This introductory module establishes the essential theoretical framework, distinguishing between Traditional (Discriminative) AI and the new paradigm of Generative AI. We will delve into the core concepts, including the Transformer architecture and the process by which Large Language Models (LLMs) are trained via pre-training, fine-tuning, and Reinforcement Learning from Human Feedback (RLHF). Key technical aspects such as tokenization and the context window will be clarified, alongside an essential discussion of the inherent limitations and ethical risks, such as hallucination and bias, necessitating a responsible approach to deployment.
Moving beyond basic command-response, this module focuses on mastering Prompt Engineering, the critical skill for eliciting reliable and high-quality outputs from LLMs. Learners will be introduced to structured methodologies for crafting effective prompts, emphasizing the assignment of persona/role, clear definition of constraints, and specifying precise output formats. Advanced techniques will cover Few-Shot Learning (providing examples) and Chain-of-Thought (CoT) prompting, which instructs the model to articulate its reasoning before delivering the final result. Practical exercises will emphasize the iterative process required to refine and “debug” prompts for maximum operational reliability.
This module provides practical competency across the three major industry platforms: ChatGPT (OpenAI), Gemini (Google), and Copilot (Microsoft). The focus will be on leveraging the unique strengths of each tool for professional application. We will explore multimodal capabilities in platforms like Gemini and analyze the specialized role of Copilot in the software engineering lifecycle, including efficient code generation, debugging, and integration within the Integrated Development Environment (IDE). The module concludes with a comparative analysis of output quality, speed, and suitability for specific enterprise use cases.
Elevating the scope from simple prompting to complex systems, this module introduces the architecture and function of AI Agents. An Agent is defined as an autonomous system comprising an LLM (the intelligent core), Memory, and access to Tools (e.g., search engines, code execution). We will examine the operational flow, known as the Observe-Plan-Act Loop, which enables agents to manage multi-step, goal-oriented tasks. The module highlights the application of these agents in Engineering Automation, covering areas such as automated software testing, documentation generation, and complex workflow management using foundational concepts from agentic frameworks.

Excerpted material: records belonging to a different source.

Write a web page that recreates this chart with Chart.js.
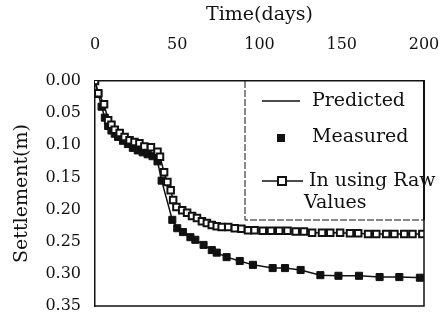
<!doctype html>
<html lang="en">
<head>
<meta charset="utf-8">
<title>Settlement vs Time</title>
<style>
  * { margin: 0; padding: 0; }
  body { background: #fff; }
  .chartBox { width: 444px; height: 320px; }
</style>
</head>
<body>
<div class="chartBox"><canvas id="myChart" width="444" height="320"></canvas></div>
<script src="https://cdn.jsdelivr.net/npm/chart.js"></script>
<script>
// tick labels
const xTicks = [0, 50, 100, 150, 200];
const yTicks = [0.00, 0.05, 0.10, 0.15, 0.20, 0.25, 0.30, 0.35];

// measured settlement (filled squares)
const measuredDays = [0, 2, 4, 6, 8, 10, 12, 14, 17, 20, 23, 26, 29, 32, 35, 38, 40.5, 47, 50, 53.5, 58, 61, 66, 71, 74, 80, 88, 96, 108, 115.5, 125, 137, 148, 160.5, 173, 185, 197.5];
const measuredValues = [0.000, 0.020, 0.040, 0.057, 0.070, 0.077, 0.082, 0.087, 0.093, 0.098, 0.104, 0.108, 0.111, 0.114, 0.117, 0.125, 0.155, 0.216, 0.229, 0.235, 0.243, 0.247, 0.255, 0.263, 0.267, 0.274, 0.280, 0.286, 0.291, 0.291, 0.294, 0.302, 0.303, 0.303, 0.305, 0.305, 0.306];

// predicted curve (solid line)
const predictedDays = [0, 2, 4, 6, 8, 10, 12, 14, 17, 20, 23, 26, 29, 32, 35, 38, 40.5, 47, 50, 53.5, 58, 61, 66, 71, 74, 80, 88, 96, 108, 115.5, 125, 137, 148, 160.5, 173, 185, 200];
const predictedValues = [0.000, 0.020, 0.040, 0.057, 0.070, 0.077, 0.082, 0.087, 0.093, 0.098, 0.104, 0.108, 0.111, 0.114, 0.117, 0.125, 0.155, 0.216, 0.229, 0.235, 0.243, 0.247, 0.255, 0.263, 0.267, 0.274, 0.280, 0.286, 0.291, 0.291, 0.294, 0.302, 0.303, 0.303, 0.305, 0.305, 0.306];

// in using raw values (open squares)
const rawDays = [0, 2, 5.5, 8, 10, 12, 15, 18, 21, 24, 27, 30, 34, 38, 39.5, 42, 44, 46, 47.5, 49.5, 53, 56, 59, 62, 65, 68, 71, 74, 77, 81, 85, 89, 93, 97, 102, 107, 112, 117, 122, 127, 132, 138, 143, 149, 155, 160, 166, 171, 177, 182, 188, 193, 199];
const rawValues = [0.000, 0.019, 0.036, 0.061, 0.068, 0.076, 0.081, 0.087, 0.092, 0.095, 0.097, 0.102, 0.103, 0.110, 0.118, 0.142, 0.157, 0.170, 0.185, 0.196, 0.201, 0.205, 0.210, 0.213, 0.218, 0.221, 0.224, 0.226, 0.227, 0.227, 0.229, 0.230, 0.232, 0.232, 0.233, 0.233, 0.233, 0.233, 0.234, 0.234, 0.236, 0.236, 0.236, 0.236, 0.237, 0.237, 0.238, 0.238, 0.238, 0.238, 0.238, 0.238, 0.238];

const toPoints = (xs, ys) => xs.map((x, i) => ({ x: x, y: ys[i] }));
const FONT = '"DejaVu Serif", "Liberation Serif", serif';
const INK = '#111';

// right/bottom frame and the boxed legend inside the plot
const frameAndLegend = {
    id: 'frameAndLegend',
    afterDatasetsDraw(chart) {
        const { ctx, chartArea: a } = chart;
        ctx.save();
        ctx.strokeStyle = INK;
        ctx.lineWidth = 1.5;
        ctx.beginPath();
        ctx.moveTo(a.right, a.top);
        ctx.lineTo(a.right, a.bottom);
        ctx.lineTo(a.left, a.bottom);
        ctx.stroke();

        // legend box
        const bx = a.left + 150, by = a.top, bw = a.right - bx, bh = 139;
        ctx.fillStyle = '#fff';
        ctx.fillRect(bx, by + 1, bw - 1, bh - 1);
        ctx.lineWidth = 1;
        ctx.setLineDash([7, 2]);
        ctx.beginPath();
        ctx.moveTo(bx, by);
        ctx.lineTo(bx, by + bh);
        ctx.lineTo(a.right, by + bh);
        ctx.stroke();
        ctx.setLineDash([]);
        ctx.lineWidth = 2;
        ctx.beginPath();
        ctx.moveTo(a.right, by);
        ctx.lineTo(a.right, by + bh);
        ctx.stroke();

        ctx.fillStyle = INK;
        ctx.font = '19px ' + FONT;
        ctx.textBaseline = 'middle';
        ctx.textAlign = 'left';

        // Predicted
        ctx.lineWidth = 1.5;
        ctx.beginPath();
        ctx.moveTo(bx + 17, by + 20);
        ctx.lineTo(bx + 55, by + 20);
        ctx.stroke();
        ctx.fillText('Predicted', bx + 67, by + 20);

        // Measured
        ctx.fillRect(bx + 32, by + 53, 8, 8);
        ctx.fillText('Measured', bx + 67, by + 56);

        // In using Raw Values
        ctx.beginPath();
        ctx.moveTo(bx + 17, by + 100);
        ctx.lineTo(bx + 58, by + 100);
        ctx.stroke();
        ctx.fillStyle = '#fff';
        ctx.fillRect(bx + 33, by + 96, 8, 8);
        ctx.lineWidth = 2;
        ctx.strokeRect(bx + 33, by + 96, 8, 8);
        ctx.fillStyle = INK;
        ctx.fillText('In using Raw', bx + 64, by + 100);
        ctx.fillText('Values', bx + 59, by + 122);
        ctx.restore();
    }
};

const data = {
    datasets: [{
        label: 'In using Raw Values',
        data: toPoints(rawDays, rawValues),
        borderColor: INK,
        borderWidth: 1.5,
        backgroundColor: '#fff',
        pointStyle: 'rect',
        pointRadius: 4.6,
        pointBorderWidth: 2,
        pointBorderColor: INK,
        pointBackgroundColor: '#fff',
        showLine: true,
        order: 0
    }, {
        label: 'Measured',
        data: toPoints(measuredDays, measuredValues),
        borderColor: INK,
        backgroundColor: INK,
        pointStyle: 'rect',
        pointRadius: 5,
        pointBorderWidth: 1,
        showLine: false,
        order: 1
    }, {
        label: 'Predicted',
        data: toPoints(predictedDays, predictedValues),
        borderColor: INK,
        borderWidth: 1.5,
        pointRadius: 0,
        showLine: true,
        order: 2
    }]
};

const config = {
    type: 'scatter',
    data: data,
    options: {
        responsive: false,
        animation: false,
        devicePixelRatio: 1,
        layout: { padding: { top: 0, right: 20, bottom: 14, left: 0 } },
        plugins: {
            legend: { display: false },
            tooltip: { enabled: false }
        },
        scales: {
            x: {
                type: 'linear',
                position: 'top',
                min: 0,
                max: 200,
                afterBuildTicks: (s) => { s.ticks = xTicks.map(v => ({ value: v })); },
                afterFit: (s) => { s.height = 81; s.paddingLeft = 0; s.paddingRight = 0; },
                ticks: { color: INK, padding: 27, font: { family: FONT, size: 16 } },
                grid: { display: false, drawTicks: false },
                border: { display: true, color: INK, width: 1.5 },
                title: {
                    display: true,
                    text: 'Time(days)',
                    color: INK,
                    font: { family: FONT, size: 19 },
                    padding: { top: 4, bottom: 0 }
                }
            },
            y: {
                type: 'linear',
                reverse: true,
                min: 0,
                max: 0.35,
                afterBuildTicks: (s) => { s.ticks = yTicks.map(v => ({ value: v })); },
                afterFit: (s) => { s.width = 95; s.paddingTop = 0; s.paddingBottom = 0; },
                ticks: {
                    color: INK,
                    padding: 14,
                    font: { family: FONT, size: 16 },
                    callback: (v) => Number(v).toFixed(2)
                },
                grid: { display: false, drawTicks: false },
                border: { display: true, color: INK, width: 1.5 },
                title: {
                    display: true,
                    text: 'Settlement(m)',
                    color: INK,
                    font: { family: FONT, size: 19 },
                    padding: { top: 11, bottom: 0 }
                }
            }
        }
    },
    plugins: [frameAndLegend]
};

const myChart = new Chart(document.getElementById('myChart'), config);
</script>
</body>
</html>
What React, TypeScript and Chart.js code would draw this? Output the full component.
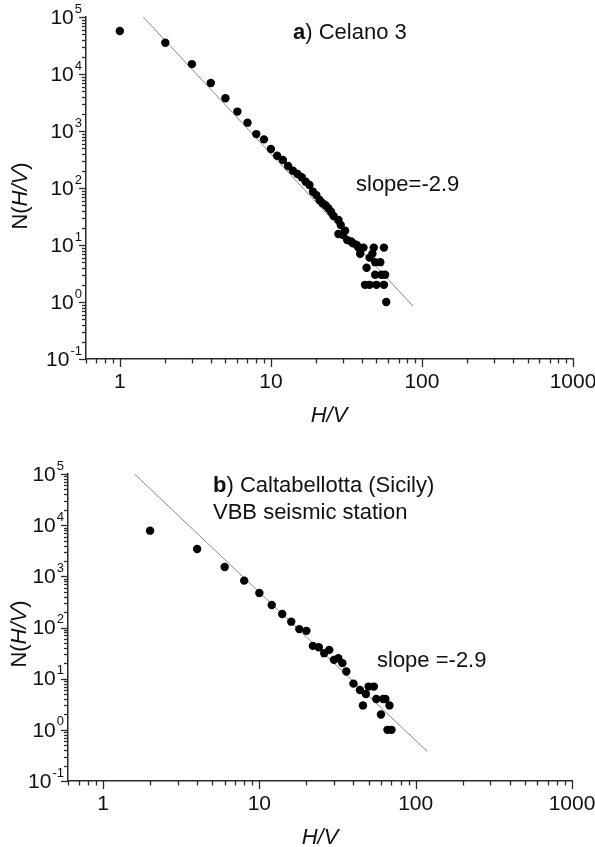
import React, { useEffect, useRef } from "react";
import { Chart, registerables } from "chart.js";
Chart.register(...registerables);

const FONT = '"Liberation Sans", Arial, Helvetica, sans-serif';
const AXIS_COLOR = "#2a2a2a";
const TEXT_COLOR = "#111";

const X_MIN = 0.597;
const X_MAX = 1000;
const Y_MIN = 0.1;
const Y_MAX = 1e5;
const X_TICK_VALUES = [1, 10, 100, 1000];
const X_TICK_LABELS = ["1", "10", "100", "1000"];
const Y_TICK_EXPONENTS = [-1, 0, 1, 2, 3, 4, 5];

// Panel a) Celano 3
const A_HV = [1, 2, 3, 4, 5, 6, 7, 8, 9, 10, 11, 12, 13, 14, 15, 16, 17, 18, 19, 20, 21, 22, 23, 24, 25, 26, 28, 29, 28, 30, 31, 32, 34, 35, 37, 38, 41, 48, 56, 39, 47, 45, 49, 53, 43, 49, 54, 57, 42, 45, 50, 56, 58];
const A_N = [56800, 35300, 14900, 6970, 3750, 2190, 1400, 883, 713, 482, 369, 310, 243, 201, 176, 154, 129, 113, 86, 75, 61.5, 54, 50, 44, 38.4, 32.3, 27.5, 22.4, 15.6, 15, 17.8, 12.2, 11.5, 10.7, 10, 9, 9, 9, 9, 7, 7, 6, 5, 5, 4, 3, 3, 3, 2, 2, 2, 2, 1];
const A_FIT_HV = [1.43, 87.2];
const A_FIT_N = [1e5, 0.85];

// Panel b) Caltabellotta (Sicily)
const B_HV = [2, 4, 6, 8, 10, 12, 14, 16, 18, 20, 22, 24, 26, 28, 30, 32, 34, 36, 40, 44, 50, 54, 48, 56, 62, 64, 68, 46, 60, 66, 70];
const B_N = [7810, 3430, 1527, 824, 474, 276, 184, 130, 93, 86, 43.7, 41, 31.5, 36.5, 23.3, 25.1, 20.1, 13.8, 8, 6, 7, 7, 5, 4, 4, 4, 3, 3, 2, 1, 1];
const B_FIT_HV = [1.59, 119];
const B_FIT_N = [1e5, 0.374];

type Part = { text: string; bold?: boolean; italic?: boolean };
type Note = { parts: Part[]; x: number; y: number };
type Panel = {
  hv: number[];
  n: number[];
  fitHv: number[];
  fitN: number[];
  top: number;
  height: number;
  padTop: number;
  padRight: number;
  yAxisW: number;
  xAxisH: number;
  yTitle: { x: number; y: number };
  xTitle: { x: number; y: number };
  notes: Note[];
};

const TITLE_Y: Part[] = [{ text: "N(" }, { text: "H/V", italic: true }, { text: ")" }];
const TITLE_X: Part[] = [{ text: "H/V", italic: true }];

const PANEL_A: Panel = {
  hv: A_HV, n: A_N, fitHv: A_FIT_HV, fitN: A_FIT_N,
  top: 0, height: 440, padTop: 17, padRight: 22, yAxisW: 86, xAxisH: 81,
  yTitle: { x: 21, y: 196 }, xTitle: { x: 329, y: 416 },
  notes: [
    { parts: [{ text: "a", bold: true }, { text: ") Celano 3" }], x: 293, y: 33 },
    { parts: [{ text: "slope=-2.9" }], x: 356, y: 185 },
  ],
};

const PANEL_B: Panel = {
  hv: B_HV, n: B_N, fitHv: B_FIT_HV, fitN: B_FIT_N,
  top: 420, height: 427, padTop: 54, padRight: 23, yAxisW: 68, xAxisH: 66,
  yTitle: { x: 20, y: 214 }, xTitle: { x: 320, y: 418 },
  notes: [
    { parts: [{ text: "b", bold: true }, { text: ") Caltabellotta (Sicily)" }], x: 213, y: 66 },
    { parts: [{ text: "VBB seismic station" }], x: 213, y: 92.5 },
    { parts: [{ text: "slope =-2.9" }], x: 377, y: 240.5 },
  ],
};

const LABEL_SIZE = 21;
const SUP_SIZE = 13;
const TEXT_SIZE = 22;

function fontFor(p: Part, size: number) {
  return `${p.italic ? "italic " : ""}${p.bold ? "bold " : ""}${size}px ${FONT}`;
}

function partsWidth(ctx: CanvasRenderingContext2D, parts: Part[], size: number) {
  let w = 0;
  for (const p of parts) {
    ctx.font = fontFor(p, size);
    w += ctx.measureText(p.text).width;
  }
  return w;
}

function drawParts(ctx: CanvasRenderingContext2D, parts: Part[], x: number, y: number, size: number) {
  let cx = x;
  ctx.textAlign = "left";
  ctx.textBaseline = "middle";
  for (const p of parts) {
    ctx.font = fontFor(p, size);
    ctx.fillText(p.text, cx, y);
    cx += ctx.measureText(p.text).width;
  }
}

function makeAxisPlugin(panel: Panel) {
  return {
    id: "axisDecor",
    afterDraw(chart: any) {
      const { ctx, chartArea } = chart;
      const xs = chart.scales.x;
      const ys = chart.scales.y;
      ctx.save();
      ctx.strokeStyle = AXIS_COLOR;
      ctx.fillStyle = TEXT_COLOR;
      ctx.lineWidth = 1.3;
      // x ticks (outward)
      for (let e = -1; e <= 3; e++) {
        for (let m = 1; m <= 9; m++) {
          const v = m * Math.pow(10, e);
          if (v < X_MIN * 0.999 || v > X_MAX * 1.001) continue;
          const px = Math.round(xs.getPixelForValue(v)) + 0.5;
          const len = m === 1 ? 8 : 4.5;
          ctx.beginPath();
          ctx.moveTo(px, chartArea.bottom);
          ctx.lineTo(px, chartArea.bottom + len);
          ctx.stroke();
        }
      }
      // y ticks (outward)
      for (let e = -1; e <= 5; e++) {
        for (let m = 1; m <= 9; m++) {
          const v = m * Math.pow(10, e);
          if (v < Y_MIN * 0.999 || v > Y_MAX * 1.001) continue;
          const py = Math.round(ys.getPixelForValue(v)) + 0.5;
          const len = m === 1 ? 7 : 4;
          ctx.beginPath();
          ctx.moveTo(chartArea.left, py);
          ctx.lineTo(chartArea.left - len, py);
          ctx.stroke();
        }
      }
      // x labels
      ctx.font = `${LABEL_SIZE}px ${FONT}`;
      ctx.textAlign = "center";
      ctx.textBaseline = "middle";
      X_TICK_VALUES.forEach((v, i) => {
        ctx.fillText(X_TICK_LABELS[i], xs.getPixelForValue(v), chartArea.bottom + 23);
      });
      // y labels with superscripts
      Y_TICK_EXPONENTS.forEach((e) => {
        const py = ys.getPixelForValue(Math.pow(10, e));
        const sup = e < 0 ? "-" + Math.abs(e) : String(e);
        const right = chartArea.left - 4;
        ctx.font = `${SUP_SIZE}px ${FONT}`;
        const sw = ctx.measureText(sup).width;
        ctx.textAlign = "right";
        ctx.textBaseline = "middle";
        ctx.fillText(sup, right, py - 8);
        ctx.font = `${LABEL_SIZE}px ${FONT}`;
        ctx.fillText("10", right - sw - 1, py + 1);
      });
      // axis titles
      ctx.save();
      ctx.translate(panel.yTitle.x, panel.yTitle.y);
      ctx.rotate(-Math.PI / 2);
      const tw = partsWidth(ctx, TITLE_Y, TEXT_SIZE);
      drawParts(ctx, TITLE_Y, -tw / 2, 0, TEXT_SIZE);
      ctx.restore();
      const xw = partsWidth(ctx, TITLE_X, TEXT_SIZE);
      drawParts(ctx, TITLE_X, panel.xTitle.x - xw / 2, panel.xTitle.y, TEXT_SIZE);
      // notes
      panel.notes.forEach((n) => drawParts(ctx, n.parts, n.x, n.y, TEXT_SIZE));
      ctx.restore();
    },
  };
}

function PanelChart({ panel }: { panel: Panel }) {
  const ref = useRef<HTMLCanvasElement>(null);
  useEffect(() => {
    if (!ref.current) return;
    const chart = new Chart(ref.current, {
      type: "scatter",
      data: {
        datasets: [
          {
            type: "line",
            data: panel.fitHv.map((x, i) => ({ x, y: panel.fitN[i] })),
            borderColor: "#8a8a8a",
            borderWidth: 1,
            pointRadius: 0,
            fill: false,
            order: 2,
          } as any,
          {
            type: "scatter",
            data: panel.hv.map((x, i) => ({ x, y: panel.n[i] })),
            backgroundColor: "#000",
            borderColor: "#000",
            borderWidth: 0,
            pointRadius: 4.2,
            order: 1,
          } as any,
        ],
      },
      options: {
        responsive: false,
        animation: false,
        devicePixelRatio: 1,
        layout: { padding: { left: 0, right: panel.padRight, top: panel.padTop, bottom: 0 } },
        plugins: { legend: { display: false }, tooltip: { enabled: false } },
        scales: {
          x: {
            type: "logarithmic",
            min: X_MIN,
            max: X_MAX,
            grid: { display: false },
            ticks: { display: false },
            border: { display: true, color: AXIS_COLOR, width: 1.5 },
            afterFit: (s: any) => { s.height = panel.xAxisH; },
          },
          y: {
            type: "logarithmic",
            min: Y_MIN,
            max: Y_MAX,
            grid: { display: false },
            ticks: { display: false },
            border: { display: true, color: AXIS_COLOR, width: 1.5 },
            afterFit: (s: any) => { s.width = panel.yAxisW; },
          },
        },
      } as any,
      plugins: [makeAxisPlugin(panel)],
    });
    return () => chart.destroy();
  }, [panel]);
  return (
    <canvas
      ref={ref}
      width={595}
      height={panel.height}
      style={{ position: "absolute", left: 0, top: panel.top, width: 595, height: panel.height }}
    />
  );
}

export default function App() {
  return (
    <div style={{ position: "absolute", left: 0, top: 0, width: 595, height: 847, background: "#fff", overflow: "hidden" }}>
      <PanelChart panel={PANEL_A} />
      <PanelChart panel={PANEL_B} />
    </div>
  );
}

The final module serves as the capstone, focusing on the practical implementation of Gen AI within a professional engineering context. The central topic will be Retrieval Augmented Generation (RAG), the industry standard pattern for securely grounding LLMs with proprietary enterprise data. Learners will understand the complete RAG pipeline: data ingestion, chunking, embedding, vector database search, and answer synthesis. This knowledge facilitates the design of safe, non-hallucinatory applications. The module concludes with a review of Responsible AI principles, ensuring all generated projects adhere to standards of fairness, accountability, and transparency.